-- Stored records --
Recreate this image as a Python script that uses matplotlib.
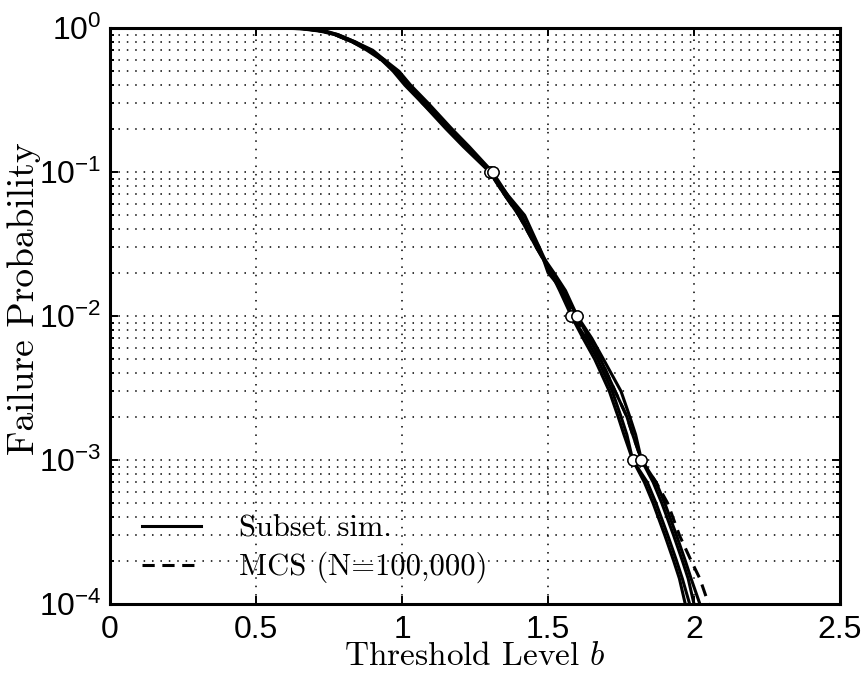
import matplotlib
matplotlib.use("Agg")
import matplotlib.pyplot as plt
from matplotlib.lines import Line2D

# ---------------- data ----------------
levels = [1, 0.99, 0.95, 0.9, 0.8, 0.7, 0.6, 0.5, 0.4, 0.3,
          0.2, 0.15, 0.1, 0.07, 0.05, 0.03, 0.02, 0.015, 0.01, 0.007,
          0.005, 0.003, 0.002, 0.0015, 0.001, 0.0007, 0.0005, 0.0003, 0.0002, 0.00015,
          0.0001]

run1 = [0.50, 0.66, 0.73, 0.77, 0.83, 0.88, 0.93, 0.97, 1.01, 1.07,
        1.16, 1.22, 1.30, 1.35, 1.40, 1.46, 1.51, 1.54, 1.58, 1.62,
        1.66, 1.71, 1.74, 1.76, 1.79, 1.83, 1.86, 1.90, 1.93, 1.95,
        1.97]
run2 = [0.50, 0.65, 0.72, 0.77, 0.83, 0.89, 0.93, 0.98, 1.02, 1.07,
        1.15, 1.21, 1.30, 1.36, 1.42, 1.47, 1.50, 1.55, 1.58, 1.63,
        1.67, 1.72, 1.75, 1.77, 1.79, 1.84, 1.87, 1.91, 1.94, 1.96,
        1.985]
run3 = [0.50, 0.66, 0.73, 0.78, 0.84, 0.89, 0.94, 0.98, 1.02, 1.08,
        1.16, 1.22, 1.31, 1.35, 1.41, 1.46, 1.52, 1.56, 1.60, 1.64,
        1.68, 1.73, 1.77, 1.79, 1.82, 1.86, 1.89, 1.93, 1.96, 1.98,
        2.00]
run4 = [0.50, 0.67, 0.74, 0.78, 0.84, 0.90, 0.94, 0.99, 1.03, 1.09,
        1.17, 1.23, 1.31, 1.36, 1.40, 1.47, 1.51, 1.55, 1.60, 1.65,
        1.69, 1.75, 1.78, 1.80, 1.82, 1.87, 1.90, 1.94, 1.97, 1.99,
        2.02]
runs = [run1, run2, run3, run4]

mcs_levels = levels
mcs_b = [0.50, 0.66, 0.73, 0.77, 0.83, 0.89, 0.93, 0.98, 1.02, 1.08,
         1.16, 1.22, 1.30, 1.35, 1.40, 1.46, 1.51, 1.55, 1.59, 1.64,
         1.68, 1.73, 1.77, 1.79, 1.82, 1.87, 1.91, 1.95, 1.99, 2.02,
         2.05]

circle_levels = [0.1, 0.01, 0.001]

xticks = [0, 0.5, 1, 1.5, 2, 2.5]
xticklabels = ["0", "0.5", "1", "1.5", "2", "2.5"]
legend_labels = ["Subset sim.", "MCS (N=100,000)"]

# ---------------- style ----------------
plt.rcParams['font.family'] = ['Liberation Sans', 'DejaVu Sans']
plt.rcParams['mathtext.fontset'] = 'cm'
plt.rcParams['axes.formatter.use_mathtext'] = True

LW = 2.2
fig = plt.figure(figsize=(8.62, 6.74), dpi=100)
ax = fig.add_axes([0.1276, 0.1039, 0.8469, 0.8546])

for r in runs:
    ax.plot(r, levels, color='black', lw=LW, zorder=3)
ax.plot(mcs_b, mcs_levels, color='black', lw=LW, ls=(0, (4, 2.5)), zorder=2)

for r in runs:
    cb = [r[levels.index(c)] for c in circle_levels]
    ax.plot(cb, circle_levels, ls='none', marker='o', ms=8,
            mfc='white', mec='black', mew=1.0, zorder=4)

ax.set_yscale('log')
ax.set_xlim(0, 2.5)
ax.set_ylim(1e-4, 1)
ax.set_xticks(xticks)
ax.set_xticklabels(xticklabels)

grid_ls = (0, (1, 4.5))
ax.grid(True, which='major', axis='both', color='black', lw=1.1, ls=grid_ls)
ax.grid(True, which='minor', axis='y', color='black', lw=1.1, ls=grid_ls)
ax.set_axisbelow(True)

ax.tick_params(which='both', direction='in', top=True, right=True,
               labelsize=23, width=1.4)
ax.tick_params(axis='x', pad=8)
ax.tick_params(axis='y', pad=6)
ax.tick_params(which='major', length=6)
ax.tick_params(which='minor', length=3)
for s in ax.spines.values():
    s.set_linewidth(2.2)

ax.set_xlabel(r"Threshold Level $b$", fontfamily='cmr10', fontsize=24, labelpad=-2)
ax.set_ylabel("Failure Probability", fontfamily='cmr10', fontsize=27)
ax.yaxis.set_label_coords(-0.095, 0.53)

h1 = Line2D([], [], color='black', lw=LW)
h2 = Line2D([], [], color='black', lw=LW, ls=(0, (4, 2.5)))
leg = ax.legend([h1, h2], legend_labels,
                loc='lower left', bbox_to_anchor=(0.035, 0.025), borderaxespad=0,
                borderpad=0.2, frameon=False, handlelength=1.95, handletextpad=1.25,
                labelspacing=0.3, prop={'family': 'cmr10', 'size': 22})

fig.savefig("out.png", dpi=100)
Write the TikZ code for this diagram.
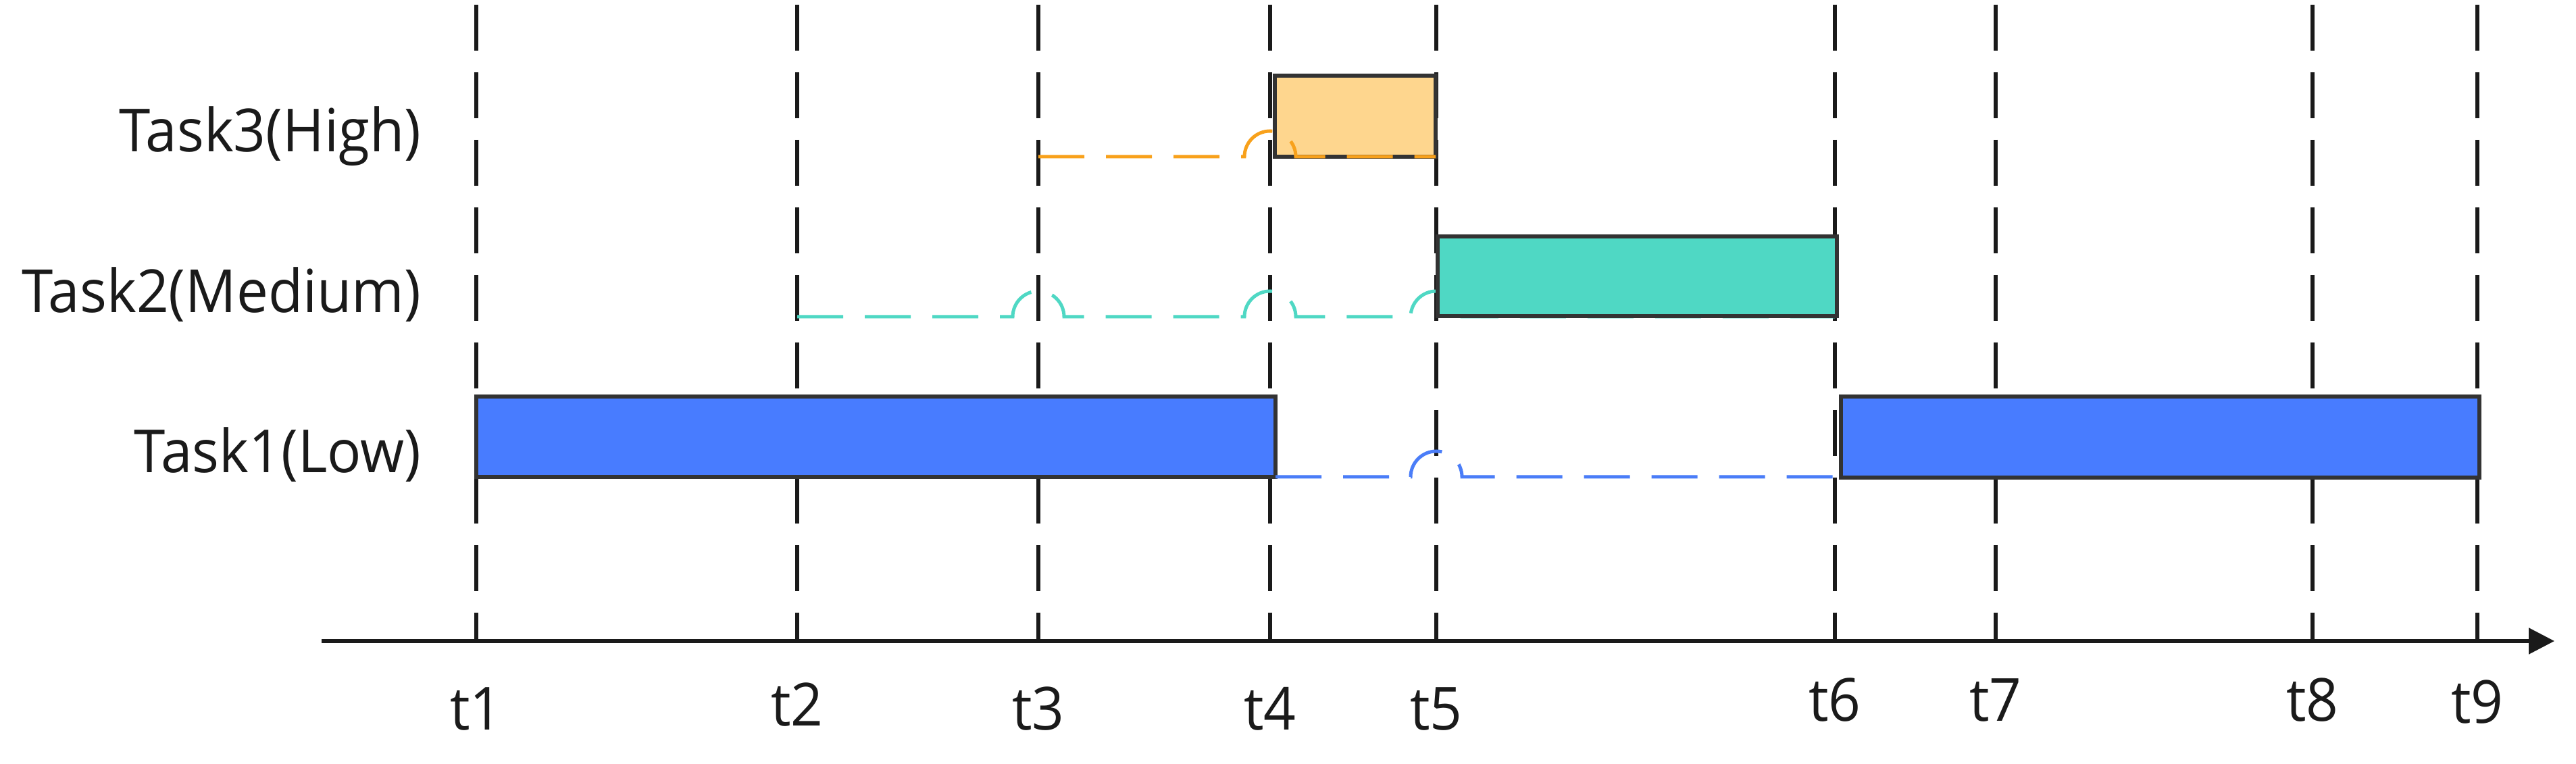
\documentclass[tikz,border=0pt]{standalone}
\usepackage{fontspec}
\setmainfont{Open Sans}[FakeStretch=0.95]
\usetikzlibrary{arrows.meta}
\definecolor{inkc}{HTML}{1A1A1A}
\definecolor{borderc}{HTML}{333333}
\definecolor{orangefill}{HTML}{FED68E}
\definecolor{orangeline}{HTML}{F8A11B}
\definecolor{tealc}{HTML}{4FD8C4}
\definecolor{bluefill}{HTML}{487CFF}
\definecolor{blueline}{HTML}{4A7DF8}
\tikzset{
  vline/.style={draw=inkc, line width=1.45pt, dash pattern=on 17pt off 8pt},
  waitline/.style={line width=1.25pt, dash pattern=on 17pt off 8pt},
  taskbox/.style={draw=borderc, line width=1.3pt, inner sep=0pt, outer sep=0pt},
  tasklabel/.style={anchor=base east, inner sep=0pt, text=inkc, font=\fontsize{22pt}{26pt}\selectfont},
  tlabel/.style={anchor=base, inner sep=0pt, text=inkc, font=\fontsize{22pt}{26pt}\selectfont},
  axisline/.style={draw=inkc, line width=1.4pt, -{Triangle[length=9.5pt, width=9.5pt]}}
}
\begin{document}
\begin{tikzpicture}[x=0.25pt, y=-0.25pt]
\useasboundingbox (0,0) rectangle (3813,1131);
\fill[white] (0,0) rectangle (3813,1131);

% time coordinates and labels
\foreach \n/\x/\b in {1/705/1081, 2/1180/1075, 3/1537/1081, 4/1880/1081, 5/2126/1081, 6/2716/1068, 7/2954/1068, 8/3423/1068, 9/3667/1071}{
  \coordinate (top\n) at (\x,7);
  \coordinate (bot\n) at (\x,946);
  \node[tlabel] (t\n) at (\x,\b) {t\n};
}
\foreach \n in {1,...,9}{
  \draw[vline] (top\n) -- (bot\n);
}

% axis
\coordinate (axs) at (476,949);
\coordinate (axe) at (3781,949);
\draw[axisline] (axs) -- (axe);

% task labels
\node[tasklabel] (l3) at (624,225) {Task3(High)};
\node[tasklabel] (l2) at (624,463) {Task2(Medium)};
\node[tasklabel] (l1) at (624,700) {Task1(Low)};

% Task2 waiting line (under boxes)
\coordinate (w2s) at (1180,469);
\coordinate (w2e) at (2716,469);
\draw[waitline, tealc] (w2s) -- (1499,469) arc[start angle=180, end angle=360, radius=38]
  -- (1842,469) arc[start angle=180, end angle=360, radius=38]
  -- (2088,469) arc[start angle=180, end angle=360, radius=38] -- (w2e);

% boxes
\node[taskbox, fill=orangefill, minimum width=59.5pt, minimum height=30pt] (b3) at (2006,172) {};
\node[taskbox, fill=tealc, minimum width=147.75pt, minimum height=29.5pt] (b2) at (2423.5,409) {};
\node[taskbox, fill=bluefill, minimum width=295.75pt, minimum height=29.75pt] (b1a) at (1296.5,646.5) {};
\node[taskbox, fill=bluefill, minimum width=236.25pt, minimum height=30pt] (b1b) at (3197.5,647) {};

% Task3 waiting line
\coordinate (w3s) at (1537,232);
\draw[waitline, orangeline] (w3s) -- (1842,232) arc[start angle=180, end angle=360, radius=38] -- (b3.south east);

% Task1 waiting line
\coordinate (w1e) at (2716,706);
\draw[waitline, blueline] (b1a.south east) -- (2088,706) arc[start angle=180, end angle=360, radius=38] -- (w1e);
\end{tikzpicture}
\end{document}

-- THE EXERCISE --
Skip all pictures. Retype exactly the span whose first line is the one with "Write the TikZ code for this diagram." and whose last line is the one with "-- (2088,469) arc[start".

-- WORKED SOLUTION --
Write the TikZ code for this diagram.
\documentclass[tikz,border=0pt]{standalone}
\usepackage{fontspec}
\setmainfont{Open Sans}[FakeStretch=0.95]
\usetikzlibrary{arrows.meta}
\definecolor{inkc}{HTML}{1A1A1A}
\definecolor{borderc}{HTML}{333333}
\definecolor{orangefill}{HTML}{FED68E}
\definecolor{orangeline}{HTML}{F8A11B}
\definecolor{tealc}{HTML}{4FD8C4}
\definecolor{bluefill}{HTML}{487CFF}
\definecolor{blueline}{HTML}{4A7DF8}
\tikzset{
  vline/.style={draw=inkc, line width=1.45pt, dash pattern=on 17pt off 8pt},
  waitline/.style={line width=1.25pt, dash pattern=on 17pt off 8pt},
  taskbox/.style={draw=borderc, line width=1.3pt, inner sep=0pt, outer sep=0pt},
  tasklabel/.style={anchor=base east, inner sep=0pt, text=inkc, font=\fontsize{22pt}{26pt}\selectfont},
  tlabel/.style={anchor=base, inner sep=0pt, text=inkc, font=\fontsize{22pt}{26pt}\selectfont},
  axisline/.style={draw=inkc, line width=1.4pt, -{Triangle[length=9.5pt, width=9.5pt]}}
}
\begin{document}
\begin{tikzpicture}[x=0.25pt, y=-0.25pt]
\useasboundingbox (0,0) rectangle (3813,1131);
\fill[white] (0,0) rectangle (3813,1131);

% time coordinates and labels
\foreach \n/\x/\b in {1/705/1081, 2/1180/1075, 3/1537/1081, 4/1880/1081, 5/2126/1081, 6/2716/1068, 7/2954/1068, 8/3423/1068, 9/3667/1071}{
  \coordinate (top\n) at (\x,7);
  \coordinate (bot\n) at (\x,946);
  \node[tlabel] (t\n) at (\x,\b) {t\n};
}
\foreach \n in {1,...,9}{
  \draw[vline] (top\n) -- (bot\n);
}

% axis
\coordinate (axs) at (476,949);
\coordinate (axe) at (3781,949);
\draw[axisline] (axs) -- (axe);

% task labels
\node[tasklabel] (l3) at (624,225) {Task3(High)};
\node[tasklabel] (l2) at (624,463) {Task2(Medium)};
\node[tasklabel] (l1) at (624,700) {Task1(Low)};

% Task2 waiting line (under boxes)
\coordinate (w2s) at (1180,469);
\coordinate (w2e) at (2716,469);
\draw[waitline, tealc] (w2s) -- (1499,469) arc[start angle=180, end angle=360, radius=38]
  -- (1842,469) arc[start angle=180, end angle=360, radius=38]
  -- (2088,469) arc[start angle=180, end angle=360, radius=38] -- (w2e);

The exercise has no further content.